What is being asked:
Copy exactly, and only, the lines below from the first through the one containing "y_ticks = [0, 5, 10, 15, 20, 25]", both included; pictures are omitted.

Dataset excerpts:
==================================================
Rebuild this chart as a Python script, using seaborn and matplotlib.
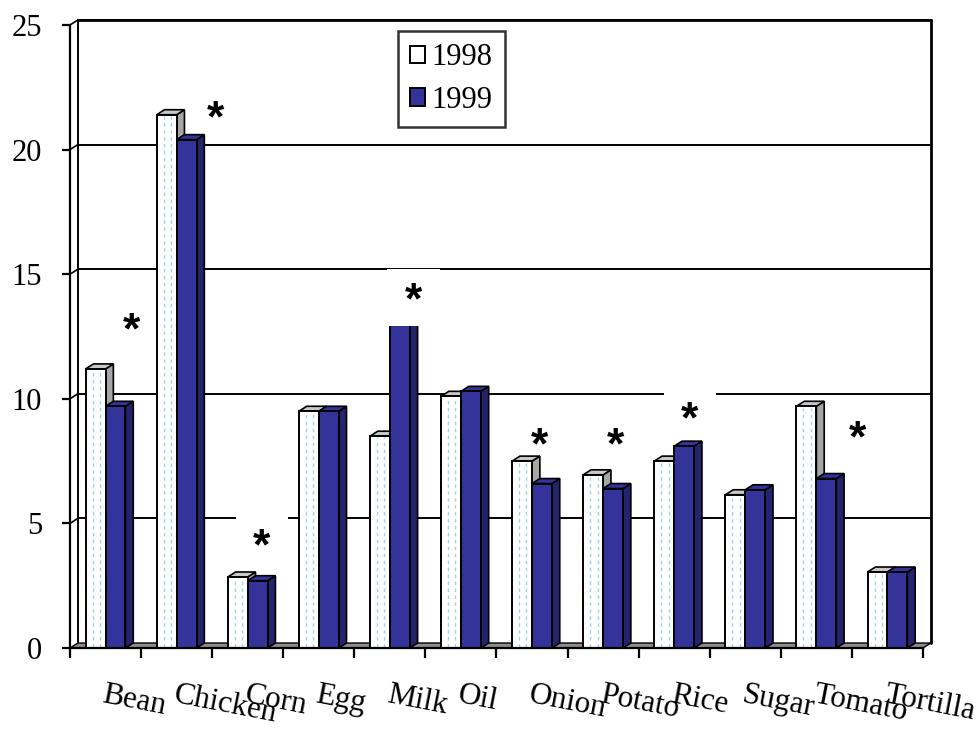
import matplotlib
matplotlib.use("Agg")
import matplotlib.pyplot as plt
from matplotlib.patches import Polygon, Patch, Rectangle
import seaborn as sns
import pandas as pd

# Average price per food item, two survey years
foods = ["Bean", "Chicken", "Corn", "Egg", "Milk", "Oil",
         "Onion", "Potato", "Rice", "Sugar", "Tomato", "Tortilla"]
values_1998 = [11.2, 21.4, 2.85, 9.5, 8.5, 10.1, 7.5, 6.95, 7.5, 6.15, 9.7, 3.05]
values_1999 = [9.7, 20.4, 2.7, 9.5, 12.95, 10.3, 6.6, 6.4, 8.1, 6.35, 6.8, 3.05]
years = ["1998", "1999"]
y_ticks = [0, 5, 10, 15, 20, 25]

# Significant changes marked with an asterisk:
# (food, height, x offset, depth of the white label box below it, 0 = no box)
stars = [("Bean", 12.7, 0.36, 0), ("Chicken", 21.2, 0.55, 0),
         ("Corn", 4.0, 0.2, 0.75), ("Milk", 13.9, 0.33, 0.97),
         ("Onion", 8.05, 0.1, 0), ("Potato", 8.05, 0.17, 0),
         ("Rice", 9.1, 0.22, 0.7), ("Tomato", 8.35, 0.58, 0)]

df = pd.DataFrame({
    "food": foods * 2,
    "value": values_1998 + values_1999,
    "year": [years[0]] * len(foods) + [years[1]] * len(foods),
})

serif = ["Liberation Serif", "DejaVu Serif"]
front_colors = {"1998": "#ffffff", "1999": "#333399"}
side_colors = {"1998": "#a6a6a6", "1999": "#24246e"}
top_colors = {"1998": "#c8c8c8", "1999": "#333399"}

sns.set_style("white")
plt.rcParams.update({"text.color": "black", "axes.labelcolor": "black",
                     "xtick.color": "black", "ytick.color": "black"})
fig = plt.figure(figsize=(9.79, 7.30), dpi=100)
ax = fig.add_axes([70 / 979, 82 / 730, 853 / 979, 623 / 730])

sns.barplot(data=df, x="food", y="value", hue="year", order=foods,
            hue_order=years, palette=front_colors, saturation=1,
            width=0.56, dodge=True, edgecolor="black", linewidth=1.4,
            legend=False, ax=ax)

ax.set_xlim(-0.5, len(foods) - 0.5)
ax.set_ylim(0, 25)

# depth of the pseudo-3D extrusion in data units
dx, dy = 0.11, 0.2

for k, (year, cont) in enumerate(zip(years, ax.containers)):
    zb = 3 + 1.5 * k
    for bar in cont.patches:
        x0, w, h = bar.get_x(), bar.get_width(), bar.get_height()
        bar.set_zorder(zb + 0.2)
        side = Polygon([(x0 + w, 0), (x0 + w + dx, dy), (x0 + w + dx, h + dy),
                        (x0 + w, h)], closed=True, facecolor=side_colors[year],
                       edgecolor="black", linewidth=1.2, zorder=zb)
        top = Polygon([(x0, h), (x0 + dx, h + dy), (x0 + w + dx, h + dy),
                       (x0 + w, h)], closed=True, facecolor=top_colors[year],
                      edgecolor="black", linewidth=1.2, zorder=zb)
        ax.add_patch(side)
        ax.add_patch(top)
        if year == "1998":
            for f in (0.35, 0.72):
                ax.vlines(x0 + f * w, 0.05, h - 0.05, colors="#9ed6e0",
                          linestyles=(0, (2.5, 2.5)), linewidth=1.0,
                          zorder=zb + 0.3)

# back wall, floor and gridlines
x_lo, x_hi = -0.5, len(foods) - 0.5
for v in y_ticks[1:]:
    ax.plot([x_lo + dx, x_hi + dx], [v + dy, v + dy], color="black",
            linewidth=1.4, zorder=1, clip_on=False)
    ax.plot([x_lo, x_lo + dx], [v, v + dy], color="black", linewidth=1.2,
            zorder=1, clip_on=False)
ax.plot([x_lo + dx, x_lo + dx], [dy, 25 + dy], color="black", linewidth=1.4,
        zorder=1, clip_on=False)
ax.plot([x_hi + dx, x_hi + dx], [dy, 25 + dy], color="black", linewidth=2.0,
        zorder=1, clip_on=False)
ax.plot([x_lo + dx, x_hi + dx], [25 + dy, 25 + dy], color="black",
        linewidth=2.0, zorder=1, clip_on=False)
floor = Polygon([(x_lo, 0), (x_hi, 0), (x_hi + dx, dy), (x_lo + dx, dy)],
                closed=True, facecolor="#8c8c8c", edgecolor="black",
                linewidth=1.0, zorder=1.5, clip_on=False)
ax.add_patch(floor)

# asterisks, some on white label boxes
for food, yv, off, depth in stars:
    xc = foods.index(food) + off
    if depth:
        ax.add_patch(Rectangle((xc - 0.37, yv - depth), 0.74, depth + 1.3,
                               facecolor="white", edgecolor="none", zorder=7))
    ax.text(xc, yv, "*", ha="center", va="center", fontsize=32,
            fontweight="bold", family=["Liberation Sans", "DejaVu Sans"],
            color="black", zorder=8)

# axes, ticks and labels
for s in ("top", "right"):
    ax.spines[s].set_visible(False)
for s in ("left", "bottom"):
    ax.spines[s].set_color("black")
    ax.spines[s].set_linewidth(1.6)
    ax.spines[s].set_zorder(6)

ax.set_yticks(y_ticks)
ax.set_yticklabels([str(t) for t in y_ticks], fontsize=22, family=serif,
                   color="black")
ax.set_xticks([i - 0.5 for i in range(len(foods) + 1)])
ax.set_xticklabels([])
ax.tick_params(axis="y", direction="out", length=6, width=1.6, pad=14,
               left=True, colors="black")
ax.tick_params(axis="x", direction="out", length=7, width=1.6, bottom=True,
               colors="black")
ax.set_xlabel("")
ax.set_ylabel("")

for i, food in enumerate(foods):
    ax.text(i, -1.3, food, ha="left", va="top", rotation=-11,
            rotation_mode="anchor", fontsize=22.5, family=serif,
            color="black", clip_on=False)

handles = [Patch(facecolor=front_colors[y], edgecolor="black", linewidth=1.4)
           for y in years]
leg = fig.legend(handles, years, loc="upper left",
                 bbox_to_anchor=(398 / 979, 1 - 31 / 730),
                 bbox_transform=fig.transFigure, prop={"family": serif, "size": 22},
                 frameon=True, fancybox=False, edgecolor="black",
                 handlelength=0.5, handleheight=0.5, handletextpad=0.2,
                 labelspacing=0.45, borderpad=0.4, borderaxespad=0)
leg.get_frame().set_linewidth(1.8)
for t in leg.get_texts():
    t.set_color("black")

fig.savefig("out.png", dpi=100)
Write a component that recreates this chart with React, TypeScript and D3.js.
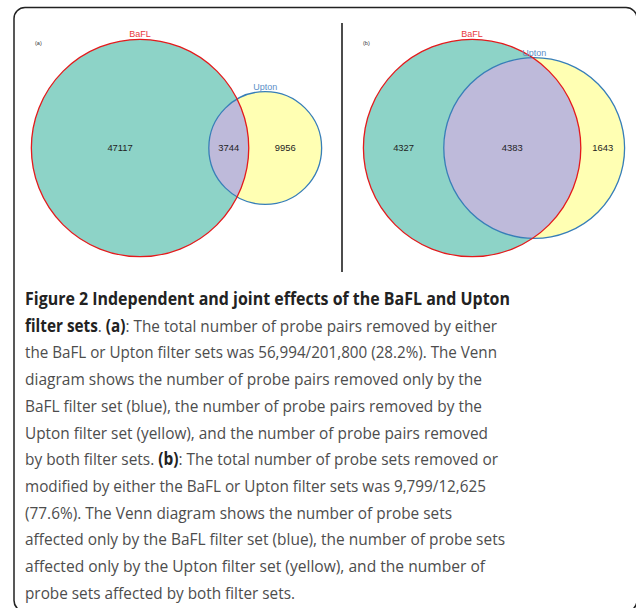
==================================================
Full answer:
Rebuild this chart as a Python script, using seaborn and matplotlib.
import matplotlib
matplotlib.use("Agg")
import matplotlib.pyplot as plt
from matplotlib.patches import Polygon, Patch, Rectangle
import seaborn as sns
import pandas as pd

# Average price per food item, two survey years
foods = ["Bean", "Chicken", "Corn", "Egg", "Milk", "Oil",
         "Onion", "Potato", "Rice", "Sugar", "Tomato", "Tortilla"]
values_1998 = [11.2, 21.4, 2.85, 9.5, 8.5, 10.1, 7.5, 6.95, 7.5, 6.15, 9.7, 3.05]
values_1999 = [9.7, 20.4, 2.7, 9.5, 12.95, 10.3, 6.6, 6.4, 8.1, 6.35, 6.8, 3.05]
years = ["1998", "1999"]
y_ticks = [0, 5, 10, 15, 20, 25]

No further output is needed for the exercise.